Last edited by Darth Vader; 10-01-2014 at 02:23 AM.
I agree with rkelsen. You've tested the package (thank you) and your test has found a show-stopping regression (big thank-you). Please report your findings to Pat, so that he can fix the problem (possibly by reverting the slackware-current Firefox package to 32.0).
I can consider this thread as a bug report, knowing that P.V. and his merry guys lurks there...
You really should not downgrade and I think it highly unlikely that Pat will downgrade the official package. Firefox 32.0.3 was released specifically to fix the BERserk SSL Flaw (CVE-2014-1568, a vulnerability that could enable a digital signature forgery attack).
Intel Security General Manager Mike Fey has commented
Quote:
Given that certificates can be forged for any domain, this issue raises serious concerns around integrity and confidentiality as we traverse what we perceive to be secure websites
As you can see this is a really nasty issue and if it wasn't for Shellshock I suspect we would have had a lot more discussion about this here.
P.S. I should add that almost every release of all major browsers includes one or more security updates.

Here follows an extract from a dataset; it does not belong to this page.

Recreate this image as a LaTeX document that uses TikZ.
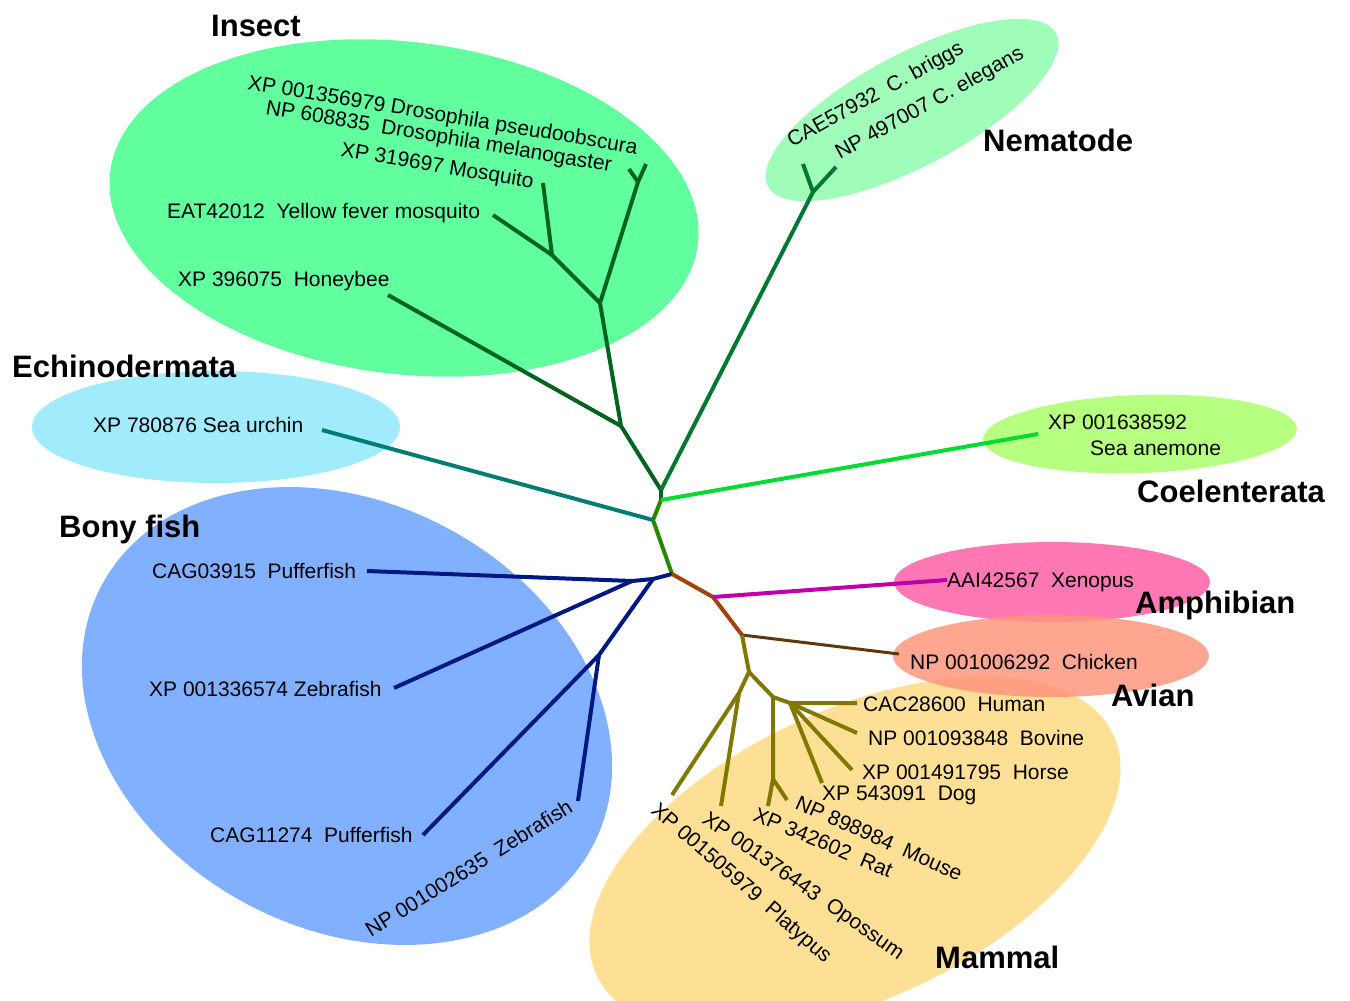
\documentclass[tikz,border=0pt]{standalone}
\usepackage{fontspec}
\setmainfont{Liberation Sans}
\definecolor{insectfill}{RGB}{98,255,158}
\definecolor{nemafill}{RGB}{160,252,185}
\definecolor{echinofill}{RGB}{160,235,252}
\definecolor{coelfill}{RGB}{183,255,128}
\definecolor{fishfill}{RGB}{128,176,255}
\definecolor{amphfill}{RGB}{255,120,180}
\definecolor{avianfill}{RGB}{255,150,125}
\definecolor{mammfill}{RGB}{253,223,150}
\definecolor{insectln}{RGB}{0,100,30}
\definecolor{nemaln}{RGB}{0,120,50}
\definecolor{trunkln}{RGB}{40,135,0}
\definecolor{coelln}{RGB}{0,220,50}
\definecolor{echinoln}{RGB}{0,125,115}
\definecolor{fishln}{RGB}{0,25,130}
\definecolor{brownln}{RGB}{165,65,10}
\definecolor{xenln}{RGB}{190,0,170}
\definecolor{chickln}{RGB}{95,55,10}
\definecolor{mammln}{RGB}{128,120,0}
\begin{document}
\begin{tikzpicture}[x=1pt,y=-1pt,
  br/.style={line width=4pt,line join=round},
  lab/.style={font=\fontsize{21}{25}\selectfont,inner sep=0pt},
  grp/.style={font=\bfseries\fontsize{31}{36}\selectfont,inner sep=0pt,anchor=base west}]
\useasboundingbox (0,0) rectangle (1350,1001);
% blobs
\fill[mammfill,rotate around={25:(855,855)}] (855,855) ellipse [x radius=285,y radius=145];
\fill[insectfill,rotate around={-7:(404,208)}] (404,208) ellipse [x radius=296,y radius=166];
\fill[nemafill,rotate around={28:(912,110)}] (912,110) ellipse [x radius=163,y radius=56];
\fill[echinofill] (216,427) ellipse [x radius=184,y radius=56];
\fill[coelfill,rotate around={2:(1140,434)}] (1140,434) ellipse [x radius=157,y radius=39];
\fill[fishfill,rotate around={-28:(347,716)}] (347,716) ellipse [x radius=278,y radius=213];
\fill[amphfill] (1052,582) ellipse [x radius=158,y radius=40];
\fill[avianfill,opacity=0.85] (1051,656) ellipse [x radius=158,y radius=41];
% tree coordinates
\coordinate (A) at (672,574);
\coordinate (B) at (653,520);
\coordinate (C) at (661,500);
\coordinate (D) at (661,490);
\coordinate (E) at (621,426);
\coordinate (F) at (600,303);
\coordinate (G) at (638,182);
\coordinate (H) at (552,255);
\coordinate (pseudo) at (646,164);
\coordinate (melano) at (629,169);
\coordinate (mosq) at (543,183);
\coordinate (yellow) at (493,215);
\coordinate (honey) at (388,295);
\coordinate (Nj) at (813,192);
\coordinate (briggs) at (803,164);
\coordinate (elegans) at (836,167);
\coordinate (coel) at (1038,434);
\coordinate (urchin) at (322,430);
\coordinate (K2) at (653,579);
\coordinate (K1) at (632,581);
\coordinate (puff1) at (367,571);
\coordinate (zeb1) at (394,688);
\coordinate (J) at (599,655);
\coordinate (puff2) at (423,835);
\coordinate (zeb2) at (578,801);
\coordinate (L) at (713,597);
\coordinate (M) at (742,635);
\coordinate (xen) at (947,580);
\coordinate (chick) at (899,654);
\coordinate (N) at (749,672);
\coordinate (P) at (739,693);
\coordinate (platy) at (672,795);
\coordinate (opos) at (721,806);
\coordinate (Q) at (773,697);
\coordinate (R) at (790,703);
\coordinate (S) at (773,779);
\coordinate (rat) at (768,806);
\coordinate (mouse) at (787,800);
\coordinate (human) at (857,703);
\coordinate (bovine) at (857,733);
\coordinate (horse) at (852,770);
\coordinate (dog) at (822,783);
% branches
\draw[br,insectln] (D) -- (E) -- (F) -- (G) -- (pseudo);
\draw[br,insectln] (G) -- (melano);
\draw[br,insectln] (F) -- (H) -- (mosq);
\draw[br,insectln] (H) -- (yellow);
\draw[br,insectln] (E) -- (honey);
\draw[br,insectln] (C) -- (D);
\draw[br,nemaln] (D) -- (Nj) -- (briggs);
\draw[br,nemaln] (Nj) -- (elegans);
\draw[br,trunkln] (A) -- (B) -- (C);
\draw[br,coelln] (C) -- (coel);
\draw[br,echinoln] (B) -- (urchin);
\draw[br,fishln] (A) -- (K2) -- (K1) -- (puff1);
\draw[br,fishln] (K1) -- (zeb1);
\draw[br,fishln] (K2) -- (J) -- (puff2);
\draw[br,fishln] (J) -- (zeb2);
\draw[br,brownln] (A) -- (L) -- (M);
\draw[br,xenln] (L) -- (xen);
\draw[line width=3pt,chickln] (M) -- (chick);
\draw[br,mammln] (M) -- (N) -- (P) -- (platy);
\draw[br,mammln] (P) -- (opos);
\draw[br,mammln] (N) -- (Q) -- (R) -- (human);
\draw[br,mammln] (R) -- (bovine);
\draw[br,mammln] (R) -- (horse);
\draw[br,mammln] (R) -- (dog);
\draw[br,mammln] (Q) -- (S) -- (rat);
\draw[br,mammln] (S) -- (mouse);
% group labels
\node[grp] (tInsect) at (211,36) {Insect};
\node[grp] (tNema) at (983,151) {Nematode};
\node[grp] (tEchino) at (12,377) {Echinodermata};
\node[grp] (tCoel) at (1137,502) {Coelenterata};
\node[grp] (tFish) at (59,537) {Bony fish};
\node[grp] (tAmph) at (1135,613) {Amphibian};
\node[grp] (tAvian) at (1111,706) {Avian};
\node[grp] (tMamm) at (935,968) {Mammal};
% leaf labels
\node[lab,anchor=base west,rotate=-9.5] (lPseudo) at (247,89) {XP 001356979 Drosophila pseudoobscura};
\node[lab,anchor=base west,rotate=-9.5] (lMelano) at (265,114) {NP 608835\ \ Drosophila melanogaster};
\node[lab,anchor=base west,rotate=-9.5] (lMosq) at (340,156) {XP 319697 Mosquito};
\node[lab,anchor=base west] (lYellow) at (167,218) {EAT42012\ \ Yellow fever mosquito};
\node[lab,anchor=base west] (lHoney) at (178,286) {XP 396075\ \ Honeybee};
\node[lab,anchor=base west,rotate=29] (lBriggs) at (792,148) {CAE57932\ \ C. briggs};
\node[lab,anchor=base west,rotate=29] (lElegans) at (840,160) {NP 497007 C. elegans};
\node[lab,anchor=base west] (lUrchin) at (93,432) {XP 780876 Sea urchin};
\node[lab,anchor=base west] (lAnem1) at (1048,429) {XP 001638592};
\node[lab,anchor=base west] (lAnem2) at (1090,455) {Sea anemone};
\node[lab,anchor=base west] (lPuff1) at (152,578) {CAG03915\ \ Pufferfish};
\node[lab,anchor=base west] (lZeb1) at (149,696) {XP 001336574 Zebrafish};
\node[lab,anchor=base west] (lPuff2) at (210,842) {CAG11274\ \ Pufferfish};
\node[lab,anchor=base west,rotate=32] (lZeb2) at (371,938) {NP 001002635\ \ Zebrafish};
\node[lab,anchor=base west] (lXen) at (947,587) {AAI42567\ \ Xenopus};
\node[lab,anchor=base west] (lChick) at (910,669) {NP 001006292\ \ Chicken};
\node[lab,anchor=base west] (lHuman) at (863,711) {CAC28600\ \ Human};
\node[lab,anchor=base west] (lBovine) at (868,745) {NP 001093848\ \ Bovine};
\node[lab,anchor=base west] (lHorse) at (862,779) {XP 001491795\ \ Horse};
\node[lab,anchor=base west] (lDog) at (822,800) {XP 543091\ \ Dog};
\node[lab,anchor=base west,rotate=-24] (lMouse) at (794,808) {NP 898984\ \ Mouse};
\node[lab,anchor=base west,rotate=-23] (lRat) at (752,820) {XP 342602\ \ Rat};
\node[lab,anchor=base west,rotate=-35] (lOpos) at (701,822) {XP 001376443\ \ Opossum};
\node[lab,anchor=base west,rotate=-41] (lPlaty) at (650,812) {XP 001505979\ \ Platypus};
\end{tikzpicture}
\end{document}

It is therefore not recommended that you run older browsers
Last edited by ruario; 10-01-2014 at 05:09 AM.
Reason: moved all of the quote into the quote section
Here's another idea about regressing to 32.0: There's a way to repackage the binary tarball provided by Mozilla, and I have been using it for months now with great success.
Note: Make a mozilla-firefox/ sub-directory and make sure you specify it when downloading before following these steps.
So it comes down to security vs. usability? Having worked in an InfoSec shop, I know the two are not mutually incompatible.
Here's the spec on my netbook:
ASUS EeePC 900
512M RAM
900MHz Celeron
External USB drive as boot
Launching Firefox with just one tab (email login) takes well over a minute, with CPU pegged at 100%, *even after the page is finished loading.* Keyboard input gets buffered by X, so I can have my entire username and passsword typed before any of the input shows up on-screen. And then it takes almost 3 minutes between hitting Enter and having my Inbox show on-screen.
During this slow-down, there is little to no paging I/O. The system isn't thrashing (1G swap, 995M free as I type this). It's just running the CPU entirely too much.
Something has gone seriously wrong. The previous version didn't behave at all like this.
Have the people who have been noticing the bug tried building it directly from Mozilla's tarball? It could help determine if it is just an issue with the slack pacakge, or something with Mozilla itself. That would dictate who needs to work on getting it resolved. If it's Mozilla, they would have to release an update before anything can be fixed, if it's Pat, he would just need to repackage it and then provide the new package.
Have the people who have been noticing the bug tried building it directly from Mozilla's tarball? It could help determine if it is just an issue with the slack pacakge, or something with Mozilla itself. That would dictate who needs to work on getting it resolved. If it's Mozilla, they would have to release an update before anything can be fixed, if it's Pat, he would just need to repackage it and then provide the new package.
OK, I tested the binary shipped by Mozilla, and surprise! That build works OK, maybe slightly slower, but barely noticeable. Then, looks that is something wrong in the Slackware build...
I have no time to try a local build, but maybe is something wrong with the default toolkit, or maybe even Firefox do not like the default optimizations of our GCC? I noticed also, maybe after so long time, that the Mozilla build is i686, not i586... Maybe Firefox want a i686 build?
Last edited by Darth Vader; 10-01-2014 at 03:54 PM.